Prisoner of Trebekistan by Bob Harris, the story of how he prepared to play on Jeopardy, and how the show impacted his life.

Ticks the "self-improvement" box without being explicitly a "how-to".
posted by themanwho at 2:41 PM on December 2, 2017

Oranges is the correct answer. Any John McPhee should work, though.
posted by kevinbelt at 2:42 PM on December 2, 2017 [2 favorites]

Zbigniew Herbert's Still Life With A Bridle is a leading Polish poet's study of Dutch art, now old enough to be obscure and quite short.

Gary Gutting's Thinking the Impossible: French Philosophy Since 1960 is only about 225 pages.

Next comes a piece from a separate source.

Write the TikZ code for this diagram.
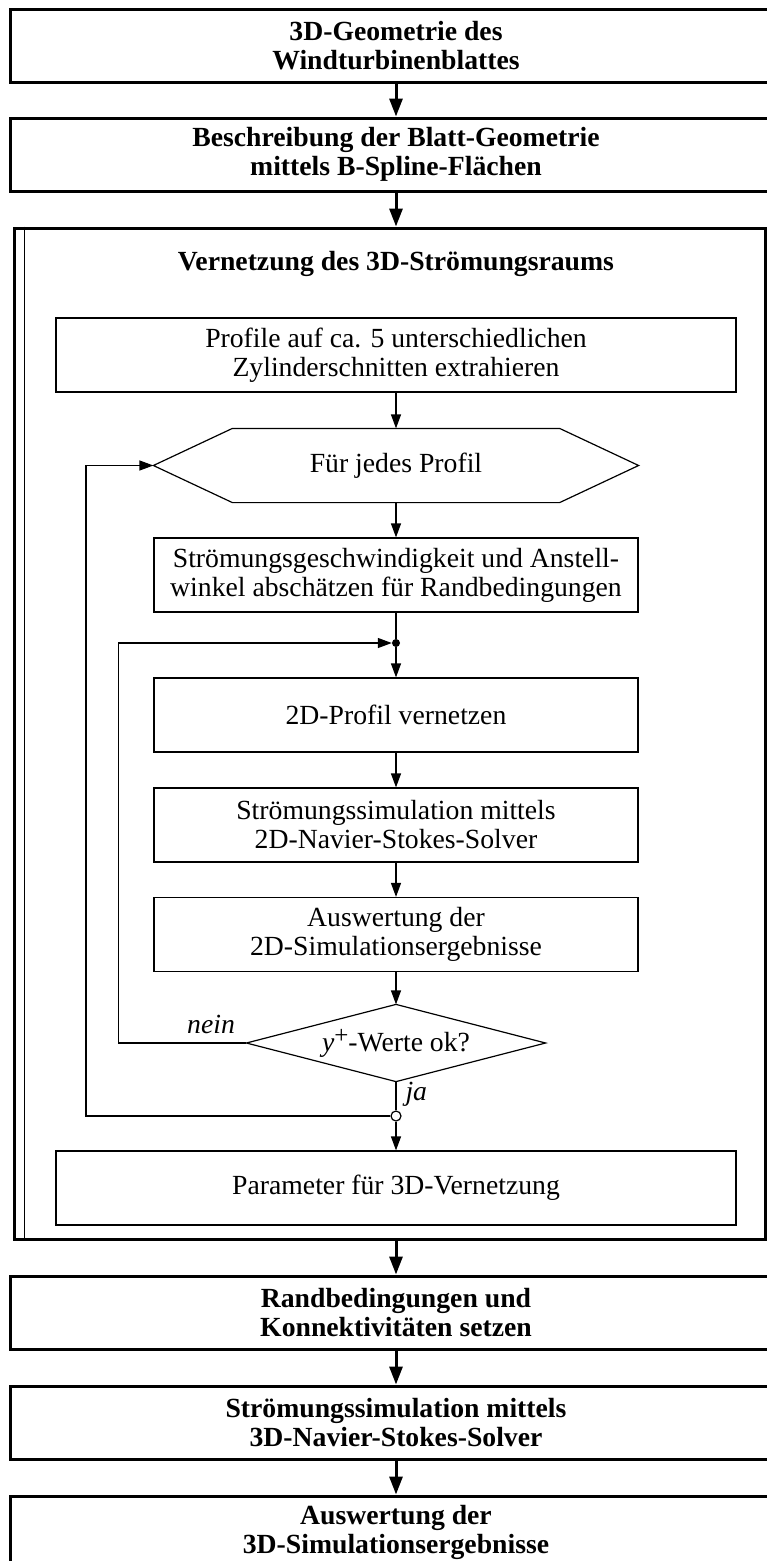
\documentclass[tikz,border=0pt]{standalone}
\usepackage{fontspec}
\setmainfont{Liberation Serif}
\usepackage{tikz}
\usetikzlibrary{arrows.meta, calc}

\newcommand{\boxfont}{\fontsize{27.7pt}{29pt}\selectfont}
\newcommand{\plusmark}{\raisebox{8pt}{\fontsize{25pt}{25pt}\selectfont +}}

\tikzset{
  mainbox/.style={draw, line width=3pt, minimum width=772pt, minimum height=73pt,
    inner sep=0pt, align=center, font=\boxfont\bfseries},
  stepbox/.style={draw, line width=1.2pt, minimum width=484pt, minimum height=74pt,
    inner sep=0pt, align=center, font=\boxfont},
  widebox/.style={stepbox, minimum width=680pt},
  bigarrow/.style={line width=3pt, -{Triangle[length=18pt,width=13pt]}},
  smallarrow/.style={line width=1.2pt, -{Triangle[length=14pt,width=10pt]}},
  smallline/.style={line width=1.2pt},
  answer/.style={font=\boxfont\itshape}
}

\begin{document}
\begin{tikzpicture}[x=1pt, y=-1pt]
% Picture frame (pixel units, y downwards)
\useasboundingbox (0,0) rectangle (766,1561);

% Axis of the flow chart
\def\midX{396}

% Upper blocks
\node[mainbox] (geo) at (\midX,45.5) {3D-Geometrie des\\Windturbinenblattes};
\node[mainbox] (spline) at (\midX,154.5) {Beschreibung der Blatt-Geometrie\\mittels B-Spline-Flächen};

% Frame of the meshing block
\node[draw, line width=3pt, minimum width=751pt, minimum height=1011pt, inner sep=0pt] (mesh) at (389.5,733.5) {};
\draw[smallline] ([xshift=12pt]mesh.north west) -- ([xshift=12pt]mesh.south west);
\node[font=\boxfont\bfseries] (title) at (\midX,264) {Vernetzung des 3D-Strömungsraums};

% Steps inside the meshing block
\node[widebox] (prof) at (\midX,355) {Profile auf ca. 5 unterschiedlichen\\Zylinderschnitten extrahieren};
\node[stepbox, draw=none, minimum height=73pt] (each) at (\midX,465.5) {Für jedes Profil};
\draw[smallline] (each.west) -- ([xshift=79pt]each.north west) -- ([xshift=-79pt]each.north east)
  -- (each.east) -- ([xshift=-79pt]each.south east) -- ([xshift=79pt]each.south west) -- cycle;
\node[stepbox] (est) at (\midX,575) {Strömungsgeschwindigkeit und Anstell-\\winkel abschätzen für Randbedingungen};
\node[circle, fill, inner sep=0pt, minimum size=8pt] (jn) at (\midX,643) {};
\node[stepbox] (m2d) at (\midX,715) {2D-Profil vernetzen};
\node[stepbox] (sim2d) at (\midX,825) {Strömungssimulation mittels\\2D-Navier-Stokes-Solver};
\node[stepbox] (res2d) at (\midX,934.5) {Auswertung der\\2D-Simulationsergebnisse};
\node[stepbox, draw=none, minimum width=298pt, minimum height=76pt] (chk) at (\midX,1043) {\textit{y}\plusmark-Werte ok?};
\draw[smallline] (chk.west) -- (chk.north) -- (chk.east) -- (chk.south) -- cycle;
\node[circle, draw, fill=white, line width=1.2pt, inner sep=0pt, minimum size=10pt] (jo) at (\midX,1116) {};
\node[widebox] (par) at (\midX,1188) {Parameter für 3D-Vernetzung};

% Lower blocks
\node[mainbox] (rand) at (\midX,1312.5) {Randbedingungen und\\Konnektivitäten setzen};
\node[mainbox] (sim3d) at (\midX,1422.5) {Strömungssimulation mittels\\3D-Navier-Stokes-Solver};
\node[mainbox] (res3d) at (\midX,1532.5) {Auswertung der\\3D-Simulationsergebnisse};

% Main arrows
\draw[bigarrow] (geo) -- (spline);
\draw[bigarrow] (spline) -- (spline |- mesh.north);
\draw[bigarrow] (mesh.south -| rand) -- (rand);
\draw[bigarrow] (rand) -- (sim3d);
\draw[bigarrow] (sim3d) -- (res3d);

% Arrows inside
\draw[smallarrow] (prof) -- (each);
\draw[smallarrow] (each) -- (est);
\draw[smallline] (est) -- (jn);
\draw[smallarrow] (jn) -- (m2d);
\draw[smallarrow] (m2d) -- (sim2d);
\draw[smallarrow] (sim2d) -- (res2d);
\draw[smallarrow] (res2d) -- (chk);
\draw[smallline] (chk) -- (jo);
\draw[smallarrow] (jo) -- (par);

% Loops back
\draw[smallarrow] (chk.west) -- ++(-128,0) |- (jn);
\draw[smallarrow] (jo) -- ++(-310,0) |- (each.west);
\node[answer, anchor=base east] (nein) at ([xshift=-8pt,yshift=10pt]chk.west) {nein};
\node[answer, anchor=base west] (ja) at ([xshift=6pt,yshift=-19pt]chk.south) {ja};
\end{tikzpicture}
\end{document}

Paul Seaver's Wallington's World dates from the period when every historian was doing studies of, like, one obscure artisan to illustrate a particular era, but it's a very solid example from the English Revolution. I think about 275 pages.
posted by praemunire at 3:13 PM on December 2, 2017 [1 favorite]

Anything in Bloomsbury's Series: Object Lessons.
posted by pinkacademic at 5:03 PM on December 2, 2017 [2 favorites]

The Mind of a Mnemonist. Well known in its field, but perhaps not so well known outside of it. A psychologist talks of his decades long interaction with a patient who appeared to have a limitless memory.
posted by It's Never Lurgi at 5:49 PM on December 2, 2017 [2 favorites]

I recently read a memoir called “Notes on a Banana”. The author is David Leite, a food writer who touches on being gay, his Portuguese heritage, and how food was an important part of shaping him. It was a fun, quick read.
posted by Night_owl at 5:50 PM on December 2, 2017 [2 favorites]

Nothing to Be Frightened Of, by Julian Barnes. 250 pages.
posted by The corpse in the library at 8:36 PM on December 2, 2017 [1 favorite]

Best answer: Joe Gould's Teeth at 256 pp. by Jill Lepore. The Secret History of Wonder Woman is great, but twice as long. In between. about 370 pp. there's The Name of War because Jill Lepore just writes one incredible book after another.
posted by layceepee at 10:24 PM on December 2, 2017

Response by poster: K, will get Jill Lepore's book and Logicomix. So many great suggestions, and I got as a bonus a bunch of books added to my own to-read list! Thanks all! And please keep them coming, I'll definetelly refer to this ask in the future.